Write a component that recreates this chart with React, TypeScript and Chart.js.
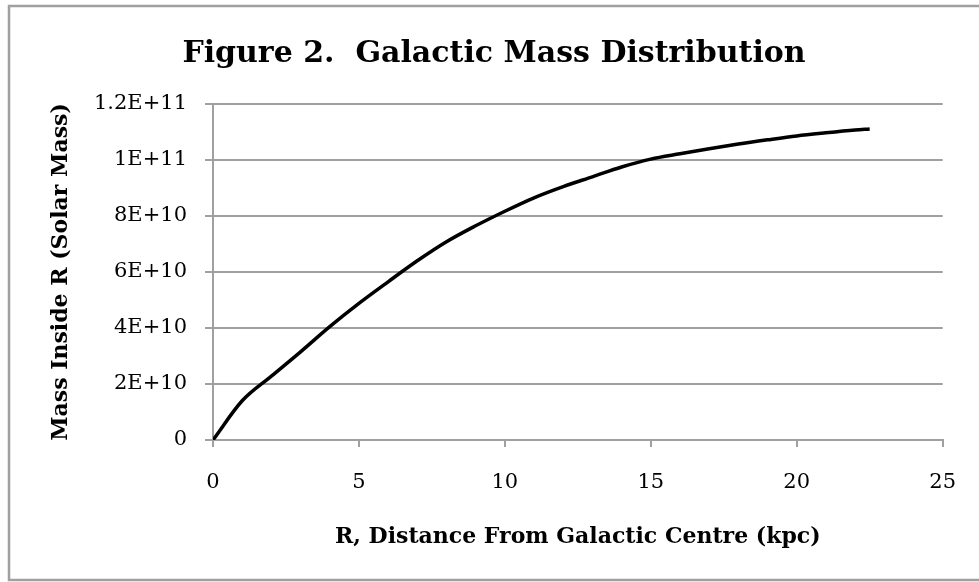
import React, { useEffect, useRef } from "react";
import { Chart, registerables } from "chart.js";

Chart.register(...registerables);

const chartTitle = "Figure 2.  Galactic Mass Distribution";
const xAxisTitle = "R, Distance From Galactic Centre (kpc)";
const yAxisTitle = "Mass Inside R (Solar Mass)";

const radiusKpc = [0, 1, 2, 3, 4, 5, 6, 7, 8, 9, 10, 11, 12, 13, 14, 15, 16, 17, 18, 19, 20, 21, 22, 22.5];
const massSolar = [
  0, 1.4e10, 2.28e10, 3.15e10, 4.05e10, 4.88e10, 5.65e10, 6.4e10, 7.08e10, 7.65e10, 8.17e10,
  8.65e10, 9.05e10, 9.4e10, 9.75e10, 1.003e11, 1.022e11, 1.04e11, 1.057e11, 1.072e11, 1.086e11,
  1.097e11, 1.107e11, 1.111e11,
];

const yTickValues = [0, 2e10, 4e10, 6e10, 8e10, 1e11, 1.2e11];
const yTickLabels = ["0", "2E+10", "4E+10", "6E+10", "8E+10", "1E+11", "1.2E+11"];
const xTickValues = [0, 5, 10, 15, 20, 25];
const xTickLabels = ["0", "5", "10", "15", "20", "25"];

const FONT = "'DejaVu Serif', serif";
const GRID = "#a0a0a0";

const frame = {
  id: "frame",
  beforeDraw(chart: any) {
    const { ctx, width, height } = chart;
    ctx.save();
    ctx.fillStyle = "#ffffff";
    ctx.fillRect(0, 0, width, height);
    ctx.strokeStyle = GRID;
    ctx.lineWidth = 2.5;
    ctx.beginPath();
    ctx.moveTo(width + 5, 6);
    ctx.lineTo(9, 6);
    ctx.lineTo(9, 580);
    ctx.lineTo(width + 5, 580);
    ctx.stroke();
    ctx.restore();
  },
};

export default function App() {
  const ref = useRef<HTMLCanvasElement>(null);

  useEffect(() => {
    if (!ref.current) return;
    const points = radiusKpc.map((r, i) => ({ x: r, y: massSolar[i] }));
    const chart = new Chart(ref.current, {
      type: "line",
      data: {
        datasets: [
          {
            label: "Mass",
            data: points,
            borderColor: "#000000",
            borderWidth: 3.5,
            pointRadius: 0,
            fill: false,
            cubicInterpolationMode: "monotone",
          },
        ],
      },
      options: {
        animation: false,
        responsive: false,
        devicePixelRatio: 1,
        layout: { padding: { left: 40, right: 31, top: 0, bottom: 0 } },
        plugins: {
          legend: { display: false },
          tooltip: { enabled: false },
          title: {
            display: true,
            text: chartTitle,
            color: "#000000",
            font: { family: FONT, size: 30, weight: "bold", lineHeight: 1.2 },
            padding: { top: 36, bottom: 32 },
          },
        },
        scales: {
          x: {
            type: "linear",
            min: 0,
            max: 25,
            afterBuildTicks: (scale: any) => {
              scale.ticks = xTickValues.map((v) => ({ value: v }));
            },
            afterFit: (scale: any) => {
              scale.height = 142;
            },
            ticks: {
              color: "#000000",
              font: { family: FONT, size: 21 },
              padding: 23,
              maxRotation: 0,
              callback: (v: any) => {
                const i = xTickValues.indexOf(Number(v));
                return i >= 0 ? xTickLabels[i] : "";
              },
            },
            grid: {
              drawOnChartArea: false,
              drawTicks: true,
              tickLength: 7,
              color: GRID,
              lineWidth: 2,
            },
            border: { display: true, color: GRID, width: 2 },
            title: {
              display: true,
              text: xAxisTitle,
              color: "#000000",
              font: { family: FONT, size: 22, weight: "bold", lineHeight: 1.2 },
              padding: { top: 0, bottom: 32 },
            },
          },
          y: {
            type: "linear",
            min: 0,
            max: 1.2e11,
            afterBuildTicks: (scale: any) => {
              scale.ticks = yTickValues.map((v) => ({ value: v }));
            },
            afterFit: (scale: any) => {
              scale.width = 173;
            },
            ticks: {
              color: "#000000",
              font: { family: FONT, size: 21 },
              padding: 18,
              callback: (v: any) => {
                const i = yTickValues.indexOf(Number(v));
                return i >= 0 ? yTickLabels[i] : "";
              },
            },
            grid: {
              drawOnChartArea: true,
              drawTicks: true,
              tickLength: 8,
              color: GRID,
              lineWidth: 2,
            },
            border: { display: true, color: GRID, width: 2 },
            title: {
              display: true,
              text: yAxisTitle,
              color: "#000000",
              font: { family: FONT, size: 22, weight: "bold", lineHeight: 1.2 },
              padding: { top: 8, bottom: 0 },
            },
          },
        },
      },
      plugins: [frame],
    });
    return () => chart.destroy();
  }, []);

  return (
    <div style={{ position: "fixed", left: 0, top: 0, width: 979, height: 582, background: "#fff" }}>
      <canvas ref={ref} width={979} height={582} style={{ width: 979, height: 582, display: "block" }} />
    </div>
  );
}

****************************************

[Problem to work on]:
Extract the lines exactly, please: the first line of the listing, the line with "const ref = useRef<HTMLCanvasElement>(null);", and every line between them, but no pictures.

[Exercise output]:
Write a component that recreates this chart with React, TypeScript and Chart.js.
import React, { useEffect, useRef } from "react";
import { Chart, registerables } from "chart.js";

Chart.register(...registerables);

const chartTitle = "Figure 2.  Galactic Mass Distribution";
const xAxisTitle = "R, Distance From Galactic Centre (kpc)";
const yAxisTitle = "Mass Inside R (Solar Mass)";

const radiusKpc = [0, 1, 2, 3, 4, 5, 6, 7, 8, 9, 10, 11, 12, 13, 14, 15, 16, 17, 18, 19, 20, 21, 22, 22.5];
const massSolar = [
  0, 1.4e10, 2.28e10, 3.15e10, 4.05e10, 4.88e10, 5.65e10, 6.4e10, 7.08e10, 7.65e10, 8.17e10,
  8.65e10, 9.05e10, 9.4e10, 9.75e10, 1.003e11, 1.022e11, 1.04e11, 1.057e11, 1.072e11, 1.086e11,
  1.097e11, 1.107e11, 1.111e11,
];

const yTickValues = [0, 2e10, 4e10, 6e10, 8e10, 1e11, 1.2e11];
const yTickLabels = ["0", "2E+10", "4E+10", "6E+10", "8E+10", "1E+11", "1.2E+11"];
const xTickValues = [0, 5, 10, 15, 20, 25];
const xTickLabels = ["0", "5", "10", "15", "20", "25"];

const FONT = "'DejaVu Serif', serif";
const GRID = "#a0a0a0";

const frame = {
  id: "frame",
  beforeDraw(chart: any) {
    const { ctx, width, height } = chart;
    ctx.save();
    ctx.fillStyle = "#ffffff";
    ctx.fillRect(0, 0, width, height);
    ctx.strokeStyle = GRID;
    ctx.lineWidth = 2.5;
    ctx.beginPath();
    ctx.moveTo(width + 5, 6);
    ctx.lineTo(9, 6);
    ctx.lineTo(9, 580);
    ctx.lineTo(width + 5, 580);
    ctx.stroke();
    ctx.restore();
  },
};

export default function App() {
  const ref = useRef<HTMLCanvasElement>(null);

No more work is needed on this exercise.